### DATASET SECTION
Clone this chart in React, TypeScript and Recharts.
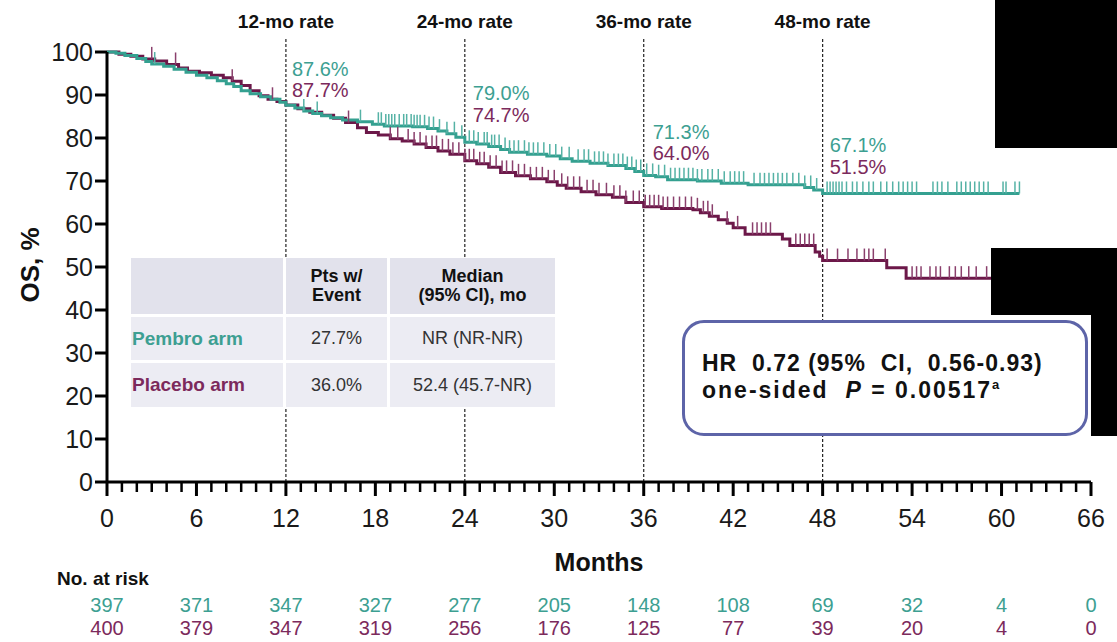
import React from 'react';
import { ComposedChart, Line, Scatter, XAxis, YAxis, ReferenceLine } from 'recharts';

const FONT = '"Liberation Sans", Arial, Helvetica, sans-serif';
const TEAL = '#34a090';
const TEAL_MARK = '#55b2a5';
const TEAL_TEXT = '#3d9f92';
const PLUM = '#6c1849';
const PLUM_MARK = '#8a3f6c';
const PLUM_TEXT = '#7c2a5c';

// KM steps for each arm: [month, OS %]
const pembroSteps: [number, number][] = [
    [0, 100], [0.6, 99.7], [1.2, 99.2], [2.0, 98.5], [2.6, 97.8], [3.0, 97.2], [3.8, 96.7], [4.5, 96.0],
    [5.3, 95.3], [6.0, 94.6], [6.7, 94.0], [7.4, 93.3], [8.0, 92.6], [8.5, 92.0], [9.0, 91.0], [9.6, 90.3],
    [10.3, 89.6], [11.0, 89.0], [11.6, 88.3], [12.0, 87.6], [12.6, 87.0], [13.2, 86.3], [13.8, 85.7],
    [14.4, 85.2], [15.0, 84.7], [15.8, 84.2], [16.8, 83.8], [17.8, 83.2], [18.6, 82.8], [20.5, 82.6],
    [21.5, 82.2], [22.2, 81.6], [22.8, 81.0], [23.4, 80.2], [24.0, 79.0], [24.8, 78.6], [25.6, 78.0],
    [26.4, 77.3], [27.0, 76.7], [28.2, 76.2], [29.5, 75.8], [30.4, 75.2], [31.2, 74.6], [32.4, 74.1],
    [33.6, 73.6], [34.8, 72.9], [35.4, 72.2], [36.0, 71.3], [36.8, 71.0], [37.6, 70.3], [39.6, 70.0],
    [41.2, 69.5], [43.0, 69.1], [46.8, 68.5], [47.4, 67.9], [48.0, 67.1], [61.2, 67.1],
];

const placeboSteps: [number, number][] = [
    [0, 100], [0.8, 99.5], [1.6, 99.0], [2.4, 98.4], [3.2, 97.9], [4.0, 97.1], [4.8, 96.3], [5.4, 95.5],
    [6.2, 95.2], [7.0, 94.6], [7.8, 94.0], [8.4, 93.2], [9.0, 92.2], [9.6, 91.0], [10.2, 89.8],
    [10.8, 89.0], [11.4, 88.5], [12.0, 87.7], [12.8, 86.8], [13.6, 86.0], [14.4, 85.3], [15.2, 84.6],
    [16.0, 83.6], [16.8, 82.4], [17.4, 81.3], [18.2, 80.7], [19.0, 79.8], [19.8, 79.3], [20.6, 78.6],
    [21.4, 77.8], [22.2, 77.0], [23.0, 76.2], [24.0, 74.7], [24.8, 74.0], [25.6, 73.2], [26.4, 72.0],
    [27.4, 71.2], [28.4, 70.5], [29.5, 69.8], [30.2, 69.0], [30.8, 68.3], [31.8, 67.5], [32.8, 66.8],
    [33.9, 66.2], [34.8, 65.0], [36.0, 64.0], [37.2, 63.6], [39.3, 63.3], [39.8, 62.6], [40.4, 61.8],
    [41.0, 61.0], [41.6, 60.2], [42.0, 59.1], [42.8, 57.6], [45.3, 56.5], [45.8, 55.0], [47.5, 53.5],
    [47.8, 52.5], [48.0, 51.5], [52.3, 49.8], [53.6, 47.4], [60.5, 47.4],
];

// censoring times (months)
const pembroCensored = [
    3.2, 13.2, 14.1, 17.0, 18.2, 18.4, 18.7, 18.9, 19.1, 19.3, 19.6, 19.9, 20.1, 20.4, 20.6, 20.8, 21.0,
    21.3, 21.6, 21.9, 22.3, 22.8, 23.3, 23.8, 24.3, 24.6, 24.9, 25.3, 25.5, 25.8, 26.0, 26.3, 26.7, 27.0,
    27.3, 27.6, 28.0, 28.3, 28.6, 28.9, 29.3, 29.7, 30.1, 30.5, 31.0, 31.6, 32.0, 32.3, 32.7, 33.0, 33.3,
    33.6, 34.0, 34.3, 34.6, 34.9, 35.2, 35.5, 35.8, 36.2, 36.6, 37.0, 37.4, 37.8, 38.1, 38.4, 38.7, 39.0,
    39.3, 39.6, 39.9, 40.3, 40.6, 41.0, 41.4, 41.8, 42.1, 42.4, 42.7, 43.4, 43.8, 44.1, 44.4, 44.7, 45.0,
    45.3, 45.6, 46.0, 46.4, 46.8, 47.2, 47.6, 48.3, 48.5, 48.7, 48.9, 49.1, 49.3, 49.6, 50.0, 50.3, 50.7,
    51.1, 51.4, 51.9, 52.3, 52.7, 53.1, 53.4, 53.7, 54.0, 54.3, 55.4, 55.7, 56.0, 56.4, 57.0, 57.3, 57.6,
    57.9, 58.2, 58.5, 58.8, 59.1, 60.1, 60.3, 60.9, 61.2,
];

const placeboCensored = [
    3.0, 4.6, 8.4, 11.1, 16.2, 19.0, 19.5, 20.2, 20.6, 21.0, 21.4, 21.8, 22.1, 22.5, 22.9, 23.2, 23.6,
    24.0, 24.3, 24.6, 25.0, 25.3, 25.7, 26.1, 26.5, 26.8, 27.2, 27.6, 28.0, 28.4, 28.8, 29.2, 29.6, 30.0,
    30.5, 30.9, 31.3, 31.7, 32.2, 32.6, 33.0, 33.5, 34.0, 34.4, 34.8, 35.3, 35.7, 36.1, 36.4, 36.7, 37.0,
    37.3, 37.6, 38.0, 38.4, 38.8, 39.2, 39.6, 40.0, 40.3, 40.6, 41.6, 42.3, 43.3, 43.6, 43.9, 44.2, 44.5,
    46.2, 46.5, 46.8, 47.1, 47.4, 48.3, 49.0, 49.7, 50.3, 50.8, 51.1, 51.4, 52.2, 54.0, 54.3, 54.6, 55.2,
    55.6, 55.9, 56.5, 56.9, 57.3, 57.8, 58.3, 59.0, 59.8, 60.3,
];

const riskMonths = [0, 6, 12, 18, 24, 30, 36, 42, 48, 54, 60, 66];
const pembroAtRisk = [397, 371, 347, 327, 277, 205, 148, 108, 69, 32, 4, 0];
const placeboAtRisk = [400, 379, 347, 319, 256, 176, 125, 77, 39, 20, 4, 0];

const landmarkMonths = [12, 24, 36, 48];
const pembroRates = ['87.6%', '79.0%', '71.3%', '67.1%'];
const placeboRates = ['87.7%', '74.7%', '64.0%', '51.5%'];

const yTicks = [0, 10, 20, 30, 40, 50, 60, 70, 80, 90, 100];
const monthTicks = Array.from({ length: 67 }, (_, i) => i);

const armNames = ['Pembro arm', 'Placebo arm'];
const eventPct = ['27.7%', '36.0%'];
const medianOS = ['NR (NR-NR)', '52.4 (45.7-NR)'];

const survivalAt = (steps: [number, number][], t: number) => {
    let s = steps[0][1];
    for (const [st, sv] of steps) {
        if (st <= t) s = sv;
        else break;
    }
    return s;
};

const toPoints = (steps: [number, number][]) => steps.map(([t, s]) => ({ t, s }));
const censorPoints = (times: number[], steps: [number, number][]) => times.map(t => ({ t, s: survivalAt(steps, t) }));

// label placement next to each landmark line: x shift and two baselines
const rateLabelLayout = [
    { dx: 6, y1: 76, y2: 97 },
    { dx: 8, y1: 100, y2: 122 },
    { dx: 9, y1: 139, y2: 160 },
    { dx: 7, y1: 152, y2: 174 },
];

const CensorMark = (props: any) => {
    const { cx, cy, fill } = props;
    if (cx == null || cy == null) return null;
    return <line x1={cx} x2={cx} y1={cy} y2={cy - 12} stroke={fill} strokeWidth={1.5} />;
};

const MonthTick = (props: any) => {
    const { x, y, payload } = props;
    const major = payload.value % 6 === 0;
    return (
        <g>
            <line x1={x} x2={x} y1={y} y2={y + (major ? 14 : 10)} stroke="#000" strokeWidth={major ? 3 : 2.5} />
            {major && (
                <text x={x} y={y + 45} textAnchor="middle" fontSize={25} fontFamily={FONT} fill="#1a1a1a">
                    {payload.value}
                </text>
            )}
        </g>
    );
};

const RiskTick = (props: any) => {
    const { x, y, payload, counts, color, baseline } = props;
    const i = riskMonths.indexOf(payload.value);
    if (i < 0) return null;
    return (
        <text x={x} y={y + baseline} textAnchor="middle" fontSize={20} fontFamily={FONT} fill={color}>
            {counts[i]}
        </text>
    );
};

const LandmarkLabel = (props: any) => {
    const { viewBox, idx } = props;
    const x = viewBox.x + (viewBox.width || 0) / 2;
    const top = viewBox.height < 0 ? viewBox.y + viewBox.height : viewBox.y;
    const lay = rateLabelLayout[idx];
    return (
        <g fontFamily={FONT}>
            <text x={x} y={top - 9} textAnchor="middle" fontSize={19} fontWeight={700} fill="#111">
                {landmarkMonths[idx]}-mo rate
            </text>
            <text x={x + lay.dx} y={lay.y1} fontSize={20} fill={TEAL_TEXT}>{pembroRates[idx]}</text>
            <text x={x + lay.dx} y={lay.y2} fontSize={20} fill={PLUM_TEXT}>{placeboRates[idx]}</text>
        </g>
    );
};

const cellBase: React.CSSProperties = {
    display: 'flex',
    alignItems: 'center',
    justifyContent: 'center',
    fontSize: 18,
    color: '#333',
};

const App: React.FC = () => {
    const pembroLine = toPoints(pembroSteps);
    const placeboLine = toPoints(placeboSteps);
    const pembroMarks = censorPoints(pembroCensored, pembroSteps);
    const placeboMarks = censorPoints(placeboCensored, placeboSteps);

    return (
        <div style={{ position: 'absolute', left: 0, top: 0, width: 1117, height: 642, background: '#fff', fontFamily: FONT, overflow: 'hidden' }}>
            <ComposedChart width={1117} height={642} margin={{ top: 52, right: 26, bottom: 12, left: 17 }}>
                <XAxis
                    type="number"
                    dataKey="t"
                    domain={[0, 66]}
                    allowDataOverflow
                    ticks={monthTicks}
                    interval={0}
                    height={100}
                    tickSize={0}
                    tickMargin={0}
                    tickLine={false}
                    axisLine={{ stroke: '#000', strokeWidth: 3 }}
                    tick={<MonthTick />}
                    label={{
                        content: (p: any) => (
                            <text x={p.viewBox.x + p.viewBox.width / 2} y={p.viewBox.y + 89} textAnchor="middle" fontSize={25} fontWeight={700} fontFamily={FONT} fill="#111">
                                Months
                            </text>
                        ),
                    }}
                />
                <XAxis
                    xAxisId="riskPembro"
                    type="number"
                    dataKey="t"
                    domain={[0, 66]}
                    allowDataOverflow
                    ticks={riskMonths}
                    interval={0}
                    height={24}
                    tickSize={0}
                    tickMargin={0}
                    axisLine={false}
                    tickLine={false}
                    tick={<RiskTick counts={pembroAtRisk} color={TEAL_TEXT} baseline={30} />}
                    label={{
                        content: (p: any) => (
                            <text x={p.viewBox.x - 50} y={p.viewBox.y + 3} fontSize={19} fontWeight={700} fontFamily={FONT} fill="#111">
                                No. at risk
                            </text>
                        ),
                    }}
                />
                <XAxis
                    xAxisId="riskPlacebo"
                    type="number"
                    dataKey="t"
                    domain={[0, 66]}
                    allowDataOverflow
                    ticks={riskMonths}
                    interval={0}
                    height={24}
                    tickSize={0}
                    tickMargin={0}
                    axisLine={false}
                    tickLine={false}
                    tick={<RiskTick counts={placeboAtRisk} color={PLUM_TEXT} baseline={29} />}
                />
                <YAxis
                    type="number"
                    dataKey="s"
                    domain={[0, 100]}
                    ticks={yTicks}
                    interval={0}
                    width={90}
                    tickSize={12}
                    tickMargin={2}
                    axisLine={{ stroke: '#000', strokeWidth: 3 }}
                    tickLine={{ stroke: '#000', strokeWidth: 3 }}
                    tick={{ fontSize: 25, fill: '#1a1a1a', fontFamily: FONT }}
                    label={{
                        content: (p: any) => {
                            const cy = p.viewBox.y + p.viewBox.height / 2 - 2;
                            return (
                                <text
                                    x={30}
                                    y={cy}
                                    transform={`rotate(-90, 30, ${cy})`}
                                    textAnchor="middle"
                                    dominantBaseline="central"
                                    fontSize={26}
                                    fontWeight={700}
                                    fontFamily={FONT}
                                    fill="#111"
                                >
                                    OS, %
                                </text>
                            );
                        },
                    }}
                />

                {landmarkMonths.map((m, i) => (
                    <ReferenceLine
                        key={m}
                        segment={[{ x: m, y: 0 }, { x: m, y: 103.4 }]}
                        ifOverflow="visible"
                        stroke="#222"
                        strokeWidth={1.2}
                        strokeDasharray="3 2"
                        label={<LandmarkLabel idx={i} />}
                    />
                ))}

                <Line data={placeboLine} dataKey="s" type="stepAfter" stroke={PLUM} strokeWidth={3} dot={false} activeDot={false} isAnimationActive={false} />
                <Scatter data={placeboMarks} dataKey="s" fill={PLUM_MARK} shape={<CensorMark />} isAnimationActive={false} />
                <Line data={pembroLine} dataKey="s" type="stepAfter" stroke={TEAL} strokeWidth={3} dot={false} activeDot={false} isAnimationActive={false} />
                <Scatter data={pembroMarks} dataKey="s" fill={TEAL_MARK} shape={<CensorMark />} isAnimationActive={false} />
            </ComposedChart>

            {/* summary table */}
            <div
                style={{
                    position: 'absolute', left: 131, top: 258, width: 424, height: 149,
                    display: 'grid', gridTemplateColumns: '152px 101px 165px', gridTemplateRows: '56px 43px 44px',
                    gap: 3, background: '#fff',
                }}
            >
                <div style={{ ...cellBase, background: '#e2e2ec' }} />
                <div style={{ ...cellBase, background: '#e2e2ec', fontWeight: 700, color: '#111', textAlign: 'center', lineHeight: '19px' }}>
                    Pts w/<br />Event
                </div>
                <div style={{ ...cellBase, background: '#e2e2ec', fontWeight: 700, color: '#111', textAlign: 'center', lineHeight: '19px' }}>
                    Median<br />(95% CI), mo
                </div>
                {armNames.map((name, i) => (
                    <React.Fragment key={name}>
                        <div style={{ ...cellBase, background: '#ececf3', justifyContent: 'flex-start', paddingLeft: 1, fontWeight: 700, color: i === 0 ? TEAL_TEXT : PLUM_TEXT, fontSize: 19 }}>
                            {name}
                        </div>
                        <div style={{ ...cellBase, background: '#ececf3' }}>{eventPct[i]}</div>
                        <div style={{ ...cellBase, background: '#ececf3' }}>{medianOS[i]}</div>
                    </React.Fragment>
                ))}
            </div>

            {/* hazard ratio box */}
            <div
                style={{
                    position: 'absolute', left: 682, top: 320, width: 406, height: 116, boxSizing: 'border-box',
                    border: '3px solid #5d64a8', borderRadius: 22, background: '#fff',
                }}
            >
                <div style={{ position: 'absolute', left: 17, top: 27, fontSize: 23, fontWeight: 700, lineHeight: '27px', color: '#111', whiteSpace: 'pre' }}>
                    <span style={{ letterSpacing: 1 }}>{'HR  0.72 (95%  CI,  0.56-0.93)'}</span>
                    <br />
                    <span style={{ letterSpacing: 2 }}>
                        {'one-sided  '}
                        <i>P</i>
                        {' = 0.00517'}
                    </span>
                    <span style={{ fontSize: 13, position: 'relative', top: -9 }}>a</span>
                </div>
            </div>

            {/* blacked-out regions */}
            <div style={{ position: 'absolute', left: 995, top: 0, width: 122, height: 148, background: '#000' }} />
            <div style={{ position: 'absolute', left: 991, top: 248, width: 126, height: 67, background: '#000' }} />
            <div style={{ position: 'absolute', left: 1091, top: 315, width: 26, height: 121, background: '#000' }} />
        </div>
    );
};

export default App;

### GIVEN REQUEST
Pictures stay out. Print the data exactly, from its first line through the line containing "const PLUM_TEXT = '#7c2a5c';".

### TASK ANSWER
Clone this chart in React, TypeScript and Recharts.
import React from 'react';
import { ComposedChart, Line, Scatter, XAxis, YAxis, ReferenceLine } from 'recharts';

const FONT = '"Liberation Sans", Arial, Helvetica, sans-serif';
const TEAL = '#34a090';
const TEAL_MARK = '#55b2a5';
const TEAL_TEXT = '#3d9f92';
const PLUM = '#6c1849';
const PLUM_MARK = '#8a3f6c';
const PLUM_TEXT = '#7c2a5c';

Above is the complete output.